PROMPT: Your task is to locate every line holding the string "matplotlib" and to copy each of them.

MATERIAL:
************

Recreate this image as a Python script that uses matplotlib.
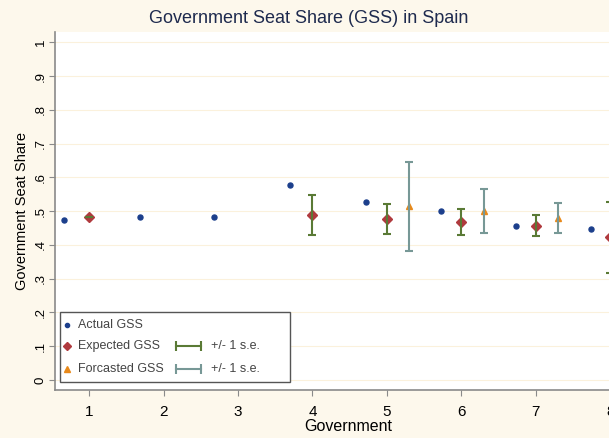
import matplotlib.pyplot as plt

plt.rcParams['font.family'] = ['Liberation Sans', 'DejaVu Sans']

# seat shares by government
actual_x = [0.66, 1.69, 2.68, 3.7, 4.72, 5.72, 6.73, 7.74]
actual_gss = [0.473, 0.482, 0.482, 0.577, 0.526, 0.501, 0.455, 0.446]

expected_x = [1, 4, 5, 6, 7, 8]
expected_gss = [0.482, 0.489, 0.476, 0.468, 0.457, 0.422]
expected_se = [0.0, 0.059, 0.045, 0.038, 0.031, 0.105]

forecast_x = [5.3, 6.3, 7.3]
forecast_gss = [0.514, 0.500, 0.479]
forecast_se = [0.132, 0.066, 0.044]

yticks = [0, 0.1, 0.2, 0.3, 0.4, 0.5, 0.6, 0.7, 0.8, 0.9, 1]
ytick_labels = ['0', '.1', '.2', '.3', '.4', '.5', '.6', '.7', '.8', '.9', '1']
xticks = [1, 2, 3, 4, 5, 6, 7, 8]

navy = '#1C3F8C'
maroon = '#B03A3E'
green = '#5A7A35'
orange = '#E8891A'
teal = '#779896'
bg = '#FDF8EC'

fig = plt.figure(figsize=(6.09, 4.38), dpi=100, facecolor=bg)
ax = fig.add_axes([0.0903, 0.1096, 0.962, 0.817])
ax.set_facecolor('white')

for y in yticks:
    ax.axhline(y, color='#FBF1DC', lw=0.8, zorder=0)

ax.plot(actual_x, actual_gss, 'o', color=navy, ms=3.6, zorder=3)
ax.plot(expected_x, expected_gss, 'D', color=maroon, ms=5, zorder=3)
ax.plot(forecast_x, forecast_gss, '^', color=orange, ms=5, zorder=3)
ax.errorbar(expected_x, expected_gss, yerr=expected_se, fmt='none',
            ecolor=green, elinewidth=1.5, capsize=3, capthick=1.5, zorder=4)
ax.errorbar(forecast_x, forecast_gss, yerr=forecast_se, fmt='none',
            ecolor=teal, elinewidth=1.5, capsize=3, capthick=1.5, zorder=4)

ax.set_xlim(0.542, 8.41)
ax.set_ylim(-0.030, 1.030)
ax.set_xticks(xticks)
ax.set_xticklabels([str(x) for x in xticks], fontsize=11)
ax.set_yticks(yticks)
ax.set_yticklabels(ytick_labels, fontsize=9.5, rotation=90, va='center')
ax.tick_params(axis='both', length=4, color='#8a8a8a')
ax.tick_params(axis='x', pad=7)
ax.tick_params(axis='y', pad=2)
for side in ['top', 'right']:
    ax.spines[side].set_visible(False)
for side in ['left', 'bottom']:
    ax.spines[side].set_color('#8a8a8a')
    ax.spines[side].set_linewidth(1.2)

ax.set_xlabel('Government', fontsize=11.5, labelpad=0)
ax.set_ylabel('Government Seat Share', fontsize=10.5, labelpad=4)
fig.text(0.507, 0.958, 'Government Seat Share (GSS) in Spain', ha='center',
         va='center', fontsize=13, color='#1E2A4E')

# legend box, drawn by hand so the error bar keys can be wider than the markers
box = plt.Rectangle((0.009, 0.022), 0.392, 0.197, transform=ax.transAxes,
                    facecolor='white', edgecolor='#555555', lw=1.0, zorder=5)
ax.add_patch(box)
rows = [0.183, 0.122, 0.058]
key_styles = [('o', navy, 3), ('D', maroon, 4.5), ('^', orange, 4.5)]
names = ['Actual GSS', 'Expected GSS', 'Forcasted GSS']
for yr, (m, c, s), name in zip(rows, key_styles, names):
    ax.plot([0.021], [yr], m, color=c, ms=s, transform=ax.transAxes,
            clip_on=False, zorder=6)
    ax.text(0.040, yr, name, transform=ax.transAxes, va='center', ha='left',
            fontsize=9, color='#444444', zorder=6)
for yr, c in zip(rows[1:], [green, teal]):
    ax.plot([0.206, 0.249], [yr, yr], color=c, lw=1.5, marker='|', ms=7,
            mew=1.5, transform=ax.transAxes, clip_on=False, zorder=6)
    ax.text(0.266, yr, '+/- 1 s.e.', transform=ax.transAxes, va='center',
            ha='left', fontsize=9, color='#444444', zorder=6)

fig.savefig('out.png', dpi=100, facecolor=bg)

************

CORRECT RESULT:
Recreate this image as a Python script that uses matplotlib.
import matplotlib.pyplot as plt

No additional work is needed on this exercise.